Solo il 40% dei ragazzi italiani pratica le due ore di educazione fisica previste dal programma scolastico. E molti abbandonano per l'impossibilità di rispondere ad aspettative elevate.
Secondo uno studio effettuato dall'Osservatorio SIP su “Abitudini e stili di vita degli adolescenti italiani”, che indaga annualmente su un campione nazionale di ragazzi che frequentano la terza media, oltre il 60% dei giovani italiani trascorre tra le 10 e 11 ore comodamente seduto. Solo il 40% di loro pratica le due canoniche ore di sport settimanali previste dal programma scolastico delle scuole primarie e secondarie. Poco, troppo poco se si pensa che in questa specifica fascia d’età i ragazzi e le ragazze, per raggiungere uno sviluppo psicofisico armonico e salutare dovrebbero praticare almeno un’ora al giorno di attività motoria. Non necessariamente sportiva o agonistica, sarebbe già sufficiente fare una corsa nel parco, una passeggiata in bicicletta o con il cane, una nuotata in piscina. Un’esigenza oggi ancora più necessaria alla luce degli stili di vita ben poco esemplari dei nostri ragazzi che, proprio intorno a quest’età, sono saldamente al primo posto nella speciale classifica europea riguardante sovrappeso e obesità.
Le cause del "poltronismo" — Insomma, stiamo assistendo a una vera e propria epidemia di sedentarietà. Dati che preoccupano non poco i pediatri, in quanto la sedentarietà è l’anticamera dell’obesità e della sindrome metabolica e di conseguenza, il principale fattore predisponente delle malattie croniche cardiovascolari e tumorali di adulti e anziani. Ma perché i nostri adolescenti non fanno sport? I motivi sono molteplici. Intanto, certamente non aiuta una cultura sportiva ben poco radicata, in cui si ritiene che l’ "essere sportivi" coincida con l’ "essere spettatori". La scuola poi, con le sue due sole ore settimanali di Educazione Fisica (spesso zero nelle scuole elementari), non aiuta di certo.

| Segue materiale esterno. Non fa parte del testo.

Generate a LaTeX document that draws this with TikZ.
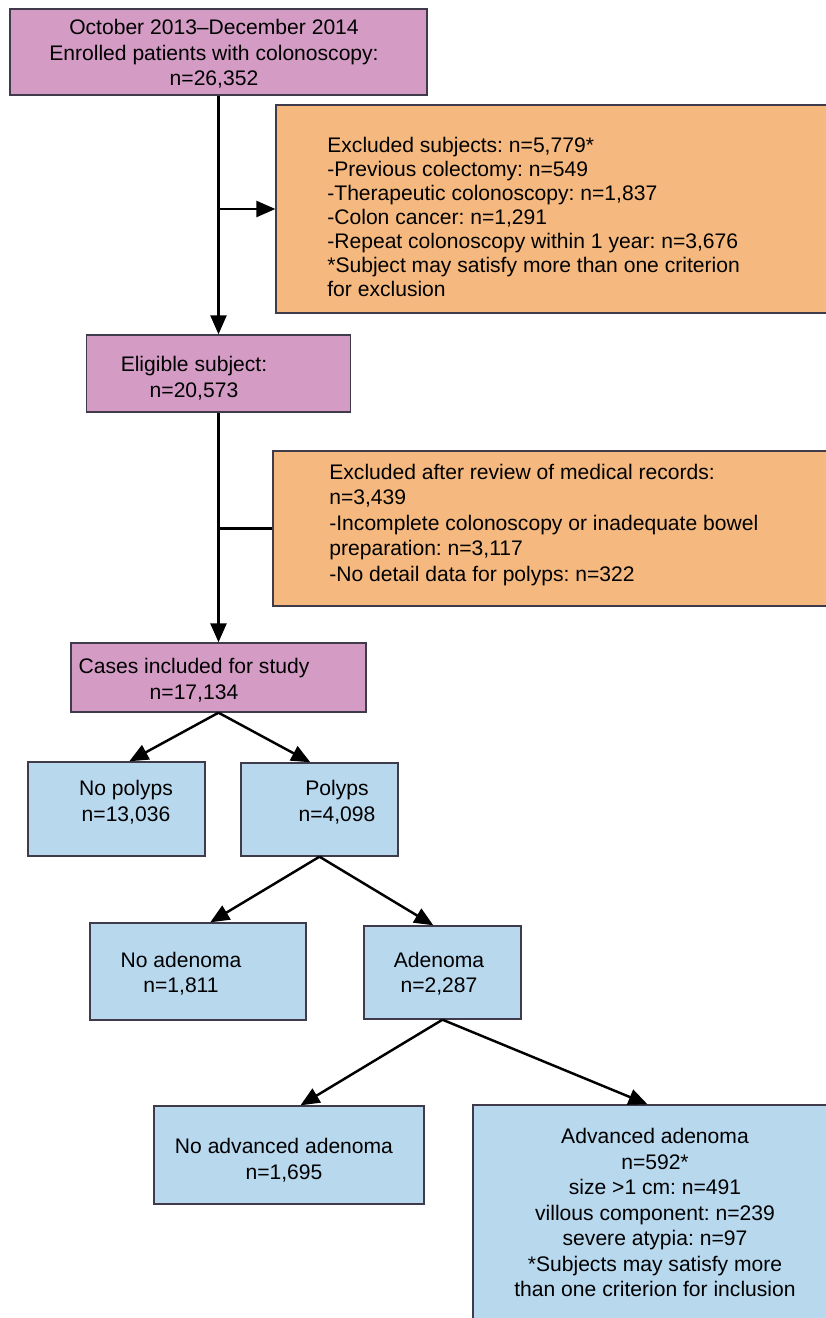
\documentclass[tikz,border=0pt]{standalone}
\usepackage{fontspec}
\setmainfont{Liberation Sans}
\usetikzlibrary{arrows.meta}
\definecolor{flowpink}{HTML}{D49CC5}
\definecolor{floworange}{HTML}{F5B97F}
\definecolor{flowblue}{HTML}{B8D8EE}
\definecolor{flowedge}{HTML}{3F3B4A}
\frenchspacing

\begin{document}
\begin{tikzpicture}[x=0.02cm,y=-0.02cm,
	box/.style={draw=flowedge,line width=0.8pt,inner sep=0pt},
	pbox/.style={box,fill=flowpink},
	obox/.style={box,fill=floworange},
	bbox/.style={box,fill=flowblue},
	txt/.style={font=\fontsize{12}{14.5}\selectfont,align=center,inner sep=0pt},
	ltxt/.style={txt,align=left,anchor=west},
	link/.style={line width=1.4pt},
	>={Triangle[length=0.38cm,width=0.32cm]}]
	  \useasboundingbox (0,0) rectangle (825,1318);
	  \fill[white] (0,0) rectangle (825,1318);

	  \draw (218.5,52)node[pbox,minimum width=8.34cm,minimum height=1.72cm](enrol){};
	  \draw (214,54)node[txt](enroltxt){October 2013–December 2014\\Enrolled patients with colonoscopy:\\n=26,352};

	  \draw (553,209)node[obox,minimum width=11.08cm,minimum height=4.16cm](excla){};
	  \draw (327,217)node[ltxt,font=\fontsize{12}{13.6}\selectfont](exclatxt){Excluded subjects: n=5,779*\\-Previous colectomy: n=549\\-Therapeutic colonoscopy: n=1,837\\-Colon cancer: n=1,291\\-Repeat colonoscopy within 1 year: n=3,676\\{}*Subject may satisfy more than one criterion\\for exclusion};

	  \draw (218.5,373.5)node[pbox,minimum width=5.28cm,minimum height=1.54cm](elig){};
	  \draw (194,378)node[txt](eligtxt){Eligible subject:\\n=20,573};

	  \draw (551.5,528.5)node[obox,minimum width=11.14cm,minimum height=3.10cm](exclb){};
	  \draw (329,525)node[ltxt](exclbtxt){Excluded after review of medical records:\\n=3,439\\-Incomplete colonoscopy or inadequate bowel\\preparation: n=3,117\\-No detail data for polyps: n=322};

	  \draw (218.5,677.5)node[pbox,minimum width=5.90cm,minimum height=1.38cm](cases){};
	  \draw (194,680)node[txt](casestxt){Cases included for study\\n=17,134};

	  \draw (116.5,809)node[bbox,minimum width=3.54cm,minimum height=1.88cm](nopol){};
	  \draw (126,802)node[txt](nopoltxt){No polyps\\n=13,036};

	  \draw (319.5,809.5)node[bbox,minimum width=3.14cm,minimum height=1.86cm](polyp){};
	  \draw (337,802)node[txt](polyptxt){Polyps\\n=4,098};

	  \draw (198,971.5)node[bbox,minimum width=4.32cm,minimum height=1.94cm](noaden){};
	  \draw (181,973.5)node[txt](noadentxt){No adenoma\\n=1,811};

	  \draw (442.5,972.5)node[bbox,minimum width=3.14cm,minimum height=1.86cm](aden){};
	  \draw (439,973.5)node[txt](adentxt){Adenoma\\n=2,287};

	  \draw (289,1155)node[bbox,minimum width=5.40cm,minimum height=1.96cm](noadv){};
	  \draw (284,1160)node[txt](noadvtxt){No advanced adenoma\\n=1,695};

	  \draw (651.5,1217.5)node[bbox,minimum width=7.14cm,minimum height=4.50cm](adv){};
	  \draw (655,1212.5)node[txt](advtxt){Advanced adenoma\\n=592*\\size >1 cm: n=491\\villous component: n=239\\severe atypia: n=97\\{}*Subjects may satisfy more\\than one criterion for inclusion};

	  \draw[->,link] (enrol.south)--(elig.north);
	  \draw[->,link] (enrol.south |- excla.west)--(excla.west);
	  \draw[->,link] (elig.south)--(cases.north);
	  \draw[link] (elig.south |- exclb.west)--(exclb.west);

	  \draw[->,link] (cases.south)--(nopol.75);
	  \draw[->,link] (cases.south)--(polyp.101);
	  \draw[->,link] (polyp.south)--(noaden.76);
	  \draw[->,link] (polyp.south)--(aden.101);
	  \draw[->,link] (aden.south)--(noadv.77);
	  \draw[->,link] (aden.south)--(adv.92);
	\end{tikzpicture}
\end{document}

Nel vecchio continente peggio di noi solo il Portogallo.
Il "drop-out" — Ma sembra che il problema maggiore non sia tanto l’accesso allo sport (le lacune in ambito scolastico sono, infatti, in gran parte compensate da un efficace attivismo sul territorio delle società sportive) quanto l’abbandono precoce in età adolescenziale. Una delle principali cause evidenziate da diversi studi è la disillusione prodotta da aspettative troppo elevate dell’atleta in erba o dei suoi genitori. Se il ragazzo o la ragazza si avvicinano allo sport con l’unica ambizione di emergere a ogni costo e divenire dei campioni, è evidente che difficilmente proseguiranno l’attività, nel momento in cui si renderanno conto, ovviamente la maggioranza, che questa possibilità è loro oggettivamente preclusa. Inoltre, la gioventù di oggi accetta con difficoltà modelli sportivi del passato, sebbene recente; rifiuta l’agonismo esasperato; richiede maggiore libertà e spensieratezza; minori regole e impegno. Il sistema sportivo dovrà quindi adeguarsi a questa nuova realtà, rinnovandosi e offrendo modelli più divertenti e stimolanti, in grado di competere con le molteplici offerte di una società profondamente mutata.